:: Work to do ::
The lines to extract run from the start of the records through the line with "y_ticks = [0, 200, 400, 600, 800, 1000, 1200]", both ends included; drop the pictures.

:: Dataset rows ::
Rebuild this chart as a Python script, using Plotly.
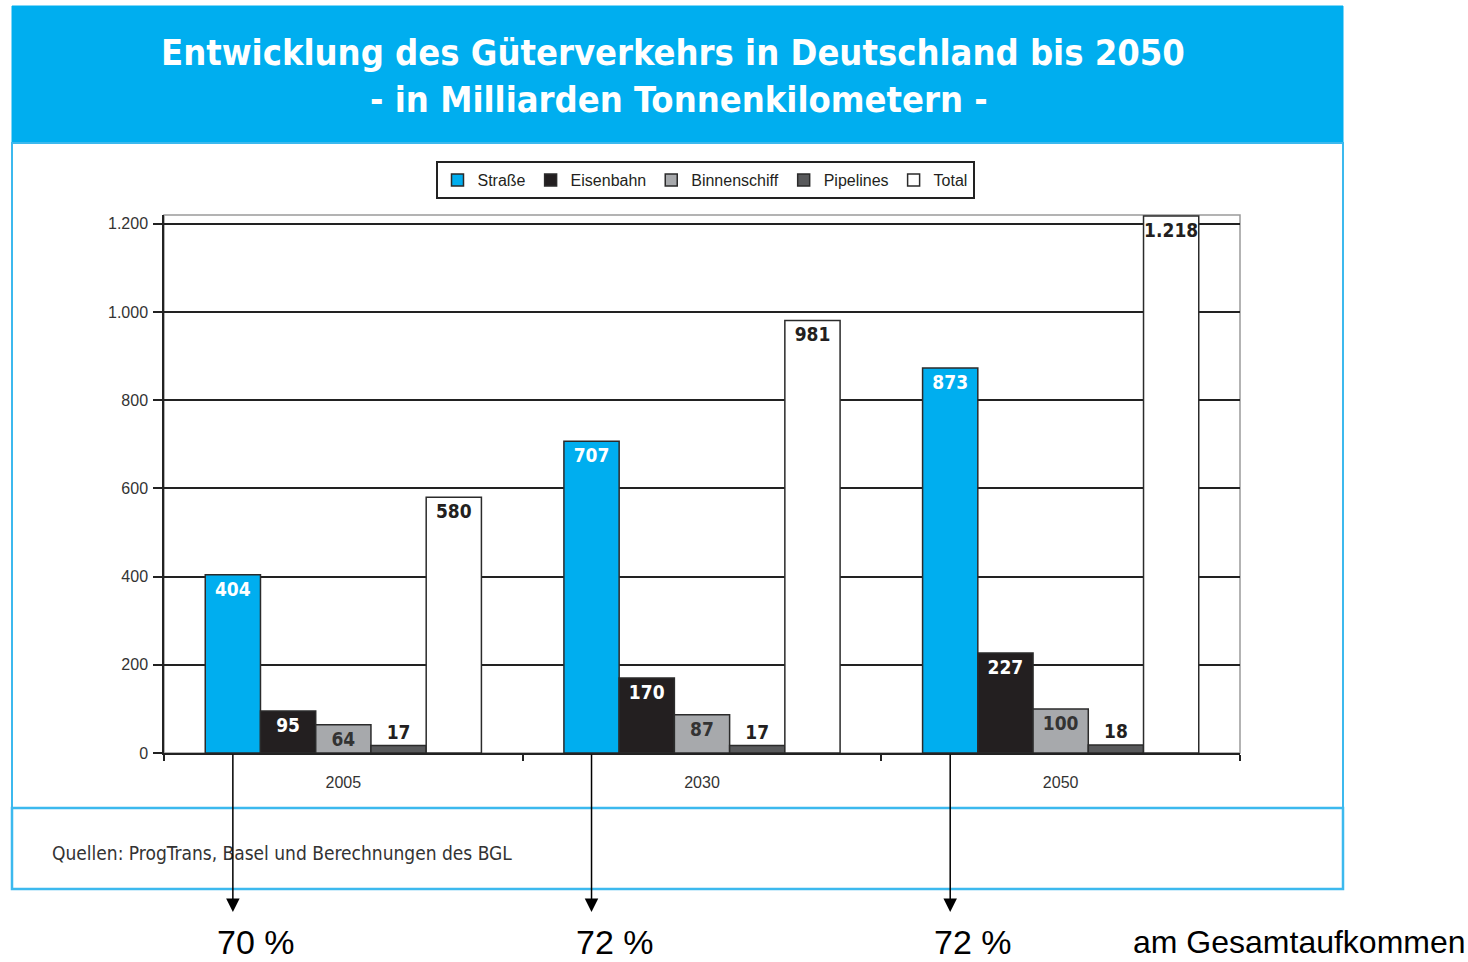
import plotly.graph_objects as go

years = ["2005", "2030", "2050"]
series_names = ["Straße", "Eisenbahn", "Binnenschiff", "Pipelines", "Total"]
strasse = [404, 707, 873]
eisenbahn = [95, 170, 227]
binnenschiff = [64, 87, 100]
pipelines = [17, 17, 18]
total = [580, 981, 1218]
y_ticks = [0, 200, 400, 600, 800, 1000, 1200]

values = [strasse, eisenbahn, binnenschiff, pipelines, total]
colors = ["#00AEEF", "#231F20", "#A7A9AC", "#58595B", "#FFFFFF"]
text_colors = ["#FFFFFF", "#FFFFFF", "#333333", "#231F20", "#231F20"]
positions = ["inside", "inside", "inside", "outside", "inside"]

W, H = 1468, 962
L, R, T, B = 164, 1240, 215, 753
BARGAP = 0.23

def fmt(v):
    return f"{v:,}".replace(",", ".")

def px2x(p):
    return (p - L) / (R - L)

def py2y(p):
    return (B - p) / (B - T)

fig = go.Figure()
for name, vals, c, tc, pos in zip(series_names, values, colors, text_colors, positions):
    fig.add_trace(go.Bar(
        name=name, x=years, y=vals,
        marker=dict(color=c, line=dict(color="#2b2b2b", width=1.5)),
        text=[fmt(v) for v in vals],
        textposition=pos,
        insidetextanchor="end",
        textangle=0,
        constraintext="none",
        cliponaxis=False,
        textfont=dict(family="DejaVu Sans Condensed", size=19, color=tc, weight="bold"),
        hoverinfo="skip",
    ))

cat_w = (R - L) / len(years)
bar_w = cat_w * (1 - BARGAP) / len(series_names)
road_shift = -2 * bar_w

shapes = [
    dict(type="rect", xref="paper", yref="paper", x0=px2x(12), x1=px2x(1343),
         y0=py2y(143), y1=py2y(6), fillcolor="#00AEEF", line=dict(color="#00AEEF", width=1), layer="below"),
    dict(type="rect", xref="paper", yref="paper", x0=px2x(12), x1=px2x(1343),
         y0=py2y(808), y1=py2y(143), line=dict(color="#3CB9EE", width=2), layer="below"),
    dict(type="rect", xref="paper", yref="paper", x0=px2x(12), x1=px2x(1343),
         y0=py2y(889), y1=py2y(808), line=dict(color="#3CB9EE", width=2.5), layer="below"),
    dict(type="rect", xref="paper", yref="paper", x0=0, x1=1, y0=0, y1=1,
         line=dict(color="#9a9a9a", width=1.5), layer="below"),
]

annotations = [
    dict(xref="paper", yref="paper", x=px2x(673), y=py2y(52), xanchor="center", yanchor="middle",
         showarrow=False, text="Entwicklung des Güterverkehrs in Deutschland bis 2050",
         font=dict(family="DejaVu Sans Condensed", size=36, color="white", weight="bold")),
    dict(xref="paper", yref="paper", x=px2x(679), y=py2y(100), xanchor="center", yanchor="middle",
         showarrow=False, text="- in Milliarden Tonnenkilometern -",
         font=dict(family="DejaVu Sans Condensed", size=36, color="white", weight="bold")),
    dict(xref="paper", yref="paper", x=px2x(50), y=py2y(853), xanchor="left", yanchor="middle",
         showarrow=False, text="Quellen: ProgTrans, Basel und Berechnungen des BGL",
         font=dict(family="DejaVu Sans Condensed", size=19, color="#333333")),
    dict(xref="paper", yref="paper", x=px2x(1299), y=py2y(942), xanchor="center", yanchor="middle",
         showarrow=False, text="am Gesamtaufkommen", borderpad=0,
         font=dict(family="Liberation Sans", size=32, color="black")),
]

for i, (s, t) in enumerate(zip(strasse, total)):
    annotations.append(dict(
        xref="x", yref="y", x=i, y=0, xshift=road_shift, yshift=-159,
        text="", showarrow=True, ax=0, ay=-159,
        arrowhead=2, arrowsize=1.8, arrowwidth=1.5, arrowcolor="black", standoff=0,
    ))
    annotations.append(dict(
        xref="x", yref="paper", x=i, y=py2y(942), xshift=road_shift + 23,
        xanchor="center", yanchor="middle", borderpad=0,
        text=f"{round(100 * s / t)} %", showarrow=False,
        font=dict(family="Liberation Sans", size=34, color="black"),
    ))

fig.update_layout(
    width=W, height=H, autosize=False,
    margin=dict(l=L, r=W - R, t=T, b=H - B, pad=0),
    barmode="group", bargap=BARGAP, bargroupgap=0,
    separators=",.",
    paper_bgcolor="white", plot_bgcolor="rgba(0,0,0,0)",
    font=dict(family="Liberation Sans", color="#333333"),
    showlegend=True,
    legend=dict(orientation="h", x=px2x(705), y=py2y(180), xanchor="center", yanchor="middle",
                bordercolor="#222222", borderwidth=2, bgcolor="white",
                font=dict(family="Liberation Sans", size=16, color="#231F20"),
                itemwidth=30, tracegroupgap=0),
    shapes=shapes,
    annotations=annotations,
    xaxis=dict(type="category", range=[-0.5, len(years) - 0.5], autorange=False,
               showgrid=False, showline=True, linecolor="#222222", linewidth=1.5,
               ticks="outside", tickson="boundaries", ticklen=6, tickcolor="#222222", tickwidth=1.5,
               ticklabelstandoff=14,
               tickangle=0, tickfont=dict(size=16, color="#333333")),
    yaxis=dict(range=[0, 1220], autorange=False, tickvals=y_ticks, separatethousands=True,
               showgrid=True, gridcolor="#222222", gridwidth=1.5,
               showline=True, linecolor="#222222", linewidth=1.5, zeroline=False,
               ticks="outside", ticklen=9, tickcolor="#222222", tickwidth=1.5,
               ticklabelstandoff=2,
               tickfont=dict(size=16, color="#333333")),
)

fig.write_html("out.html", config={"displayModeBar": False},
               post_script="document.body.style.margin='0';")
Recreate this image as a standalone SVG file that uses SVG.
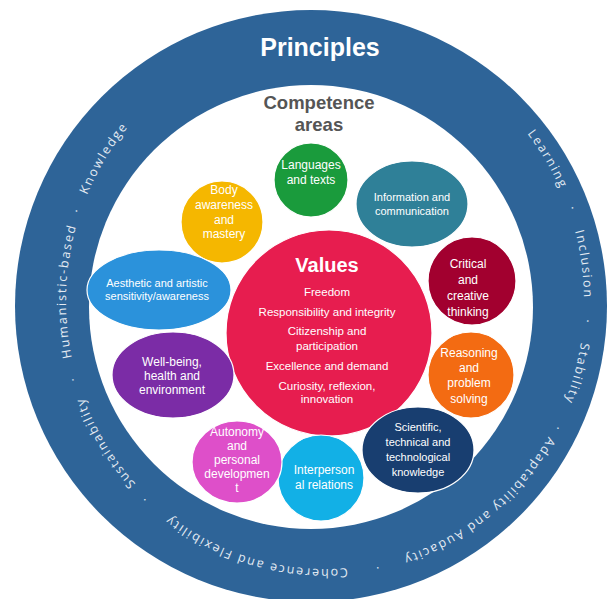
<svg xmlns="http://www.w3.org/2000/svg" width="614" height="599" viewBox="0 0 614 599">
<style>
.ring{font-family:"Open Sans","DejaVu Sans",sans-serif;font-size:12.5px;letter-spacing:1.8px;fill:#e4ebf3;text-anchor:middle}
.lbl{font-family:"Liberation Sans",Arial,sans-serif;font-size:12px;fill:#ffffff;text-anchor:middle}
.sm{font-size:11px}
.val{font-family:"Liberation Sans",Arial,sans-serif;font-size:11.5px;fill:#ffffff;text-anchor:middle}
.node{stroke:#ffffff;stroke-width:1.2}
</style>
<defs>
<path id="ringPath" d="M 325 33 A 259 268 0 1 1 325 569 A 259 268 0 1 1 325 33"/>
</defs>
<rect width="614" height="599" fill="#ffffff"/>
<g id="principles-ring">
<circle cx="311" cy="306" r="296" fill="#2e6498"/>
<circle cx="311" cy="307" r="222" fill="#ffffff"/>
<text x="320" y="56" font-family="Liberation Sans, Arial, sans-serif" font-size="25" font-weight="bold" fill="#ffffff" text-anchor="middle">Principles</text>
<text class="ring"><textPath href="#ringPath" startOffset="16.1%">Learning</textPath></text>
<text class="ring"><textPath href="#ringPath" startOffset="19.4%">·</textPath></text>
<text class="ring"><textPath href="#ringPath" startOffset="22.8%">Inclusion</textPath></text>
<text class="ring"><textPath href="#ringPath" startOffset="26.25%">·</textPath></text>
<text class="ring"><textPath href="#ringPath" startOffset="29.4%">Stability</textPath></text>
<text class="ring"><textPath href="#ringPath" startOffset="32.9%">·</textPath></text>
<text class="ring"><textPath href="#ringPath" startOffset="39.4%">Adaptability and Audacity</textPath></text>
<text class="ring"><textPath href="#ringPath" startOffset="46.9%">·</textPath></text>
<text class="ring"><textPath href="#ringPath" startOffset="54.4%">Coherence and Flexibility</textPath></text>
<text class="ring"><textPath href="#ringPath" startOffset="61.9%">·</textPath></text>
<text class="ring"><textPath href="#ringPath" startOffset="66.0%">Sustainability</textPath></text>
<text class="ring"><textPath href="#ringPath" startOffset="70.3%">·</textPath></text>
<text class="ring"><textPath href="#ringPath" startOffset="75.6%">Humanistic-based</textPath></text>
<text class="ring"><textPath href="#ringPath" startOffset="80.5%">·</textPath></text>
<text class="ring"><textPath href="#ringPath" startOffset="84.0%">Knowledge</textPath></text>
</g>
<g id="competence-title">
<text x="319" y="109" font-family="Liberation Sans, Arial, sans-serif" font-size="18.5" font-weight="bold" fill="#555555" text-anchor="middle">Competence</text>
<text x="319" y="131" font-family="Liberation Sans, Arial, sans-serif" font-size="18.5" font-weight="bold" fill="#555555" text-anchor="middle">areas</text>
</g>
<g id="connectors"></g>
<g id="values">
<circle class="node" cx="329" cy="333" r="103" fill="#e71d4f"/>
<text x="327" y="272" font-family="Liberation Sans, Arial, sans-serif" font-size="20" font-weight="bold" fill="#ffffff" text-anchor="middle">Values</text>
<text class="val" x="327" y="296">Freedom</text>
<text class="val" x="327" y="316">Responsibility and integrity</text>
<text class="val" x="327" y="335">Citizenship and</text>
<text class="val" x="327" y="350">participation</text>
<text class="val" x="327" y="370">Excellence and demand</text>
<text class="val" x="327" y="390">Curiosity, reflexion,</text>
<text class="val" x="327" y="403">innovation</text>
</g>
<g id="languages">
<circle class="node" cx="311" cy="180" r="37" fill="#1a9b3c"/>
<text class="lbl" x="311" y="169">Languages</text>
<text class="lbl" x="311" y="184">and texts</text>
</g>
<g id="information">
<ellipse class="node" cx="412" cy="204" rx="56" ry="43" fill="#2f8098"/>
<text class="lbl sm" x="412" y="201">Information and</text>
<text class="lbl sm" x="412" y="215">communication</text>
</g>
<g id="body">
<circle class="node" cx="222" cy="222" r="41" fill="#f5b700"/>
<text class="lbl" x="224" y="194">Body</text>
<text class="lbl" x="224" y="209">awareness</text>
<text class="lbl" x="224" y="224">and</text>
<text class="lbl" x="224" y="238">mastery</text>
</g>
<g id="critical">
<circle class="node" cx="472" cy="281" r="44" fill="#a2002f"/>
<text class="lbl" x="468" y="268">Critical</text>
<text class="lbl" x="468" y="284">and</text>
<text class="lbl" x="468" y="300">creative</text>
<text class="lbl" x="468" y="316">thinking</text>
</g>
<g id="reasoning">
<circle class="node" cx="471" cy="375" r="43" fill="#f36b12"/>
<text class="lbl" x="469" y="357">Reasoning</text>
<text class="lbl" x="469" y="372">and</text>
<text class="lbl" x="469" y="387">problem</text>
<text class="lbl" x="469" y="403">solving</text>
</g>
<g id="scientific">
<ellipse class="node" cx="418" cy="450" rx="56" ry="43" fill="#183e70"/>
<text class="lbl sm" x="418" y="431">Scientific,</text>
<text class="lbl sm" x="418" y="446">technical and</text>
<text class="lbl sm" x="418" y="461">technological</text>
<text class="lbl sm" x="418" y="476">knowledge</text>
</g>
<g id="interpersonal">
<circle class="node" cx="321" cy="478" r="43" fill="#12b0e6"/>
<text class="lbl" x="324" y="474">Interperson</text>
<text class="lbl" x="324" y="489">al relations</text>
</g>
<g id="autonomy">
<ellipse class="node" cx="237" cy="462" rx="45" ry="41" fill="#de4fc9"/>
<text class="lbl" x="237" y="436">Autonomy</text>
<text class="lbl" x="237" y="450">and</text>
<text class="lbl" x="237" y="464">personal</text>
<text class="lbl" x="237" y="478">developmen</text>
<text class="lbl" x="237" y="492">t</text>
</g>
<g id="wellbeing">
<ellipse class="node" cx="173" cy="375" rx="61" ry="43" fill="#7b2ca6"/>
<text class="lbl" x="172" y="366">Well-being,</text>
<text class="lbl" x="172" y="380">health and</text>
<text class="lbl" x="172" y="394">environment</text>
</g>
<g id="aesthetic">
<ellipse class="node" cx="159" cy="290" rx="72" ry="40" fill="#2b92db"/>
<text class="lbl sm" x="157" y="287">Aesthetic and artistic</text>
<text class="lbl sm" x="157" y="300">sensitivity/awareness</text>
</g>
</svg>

:: Output for this task ::
Rebuild this chart as a Python script, using Plotly.
import plotly.graph_objects as go

years = ["2005", "2030", "2050"]
series_names = ["Straße", "Eisenbahn", "Binnenschiff", "Pipelines", "Total"]
strasse = [404, 707, 873]
eisenbahn = [95, 170, 227]
binnenschiff = [64, 87, 100]
pipelines = [17, 17, 18]
total = [580, 981, 1218]
y_ticks = [0, 200, 400, 600, 800, 1000, 1200]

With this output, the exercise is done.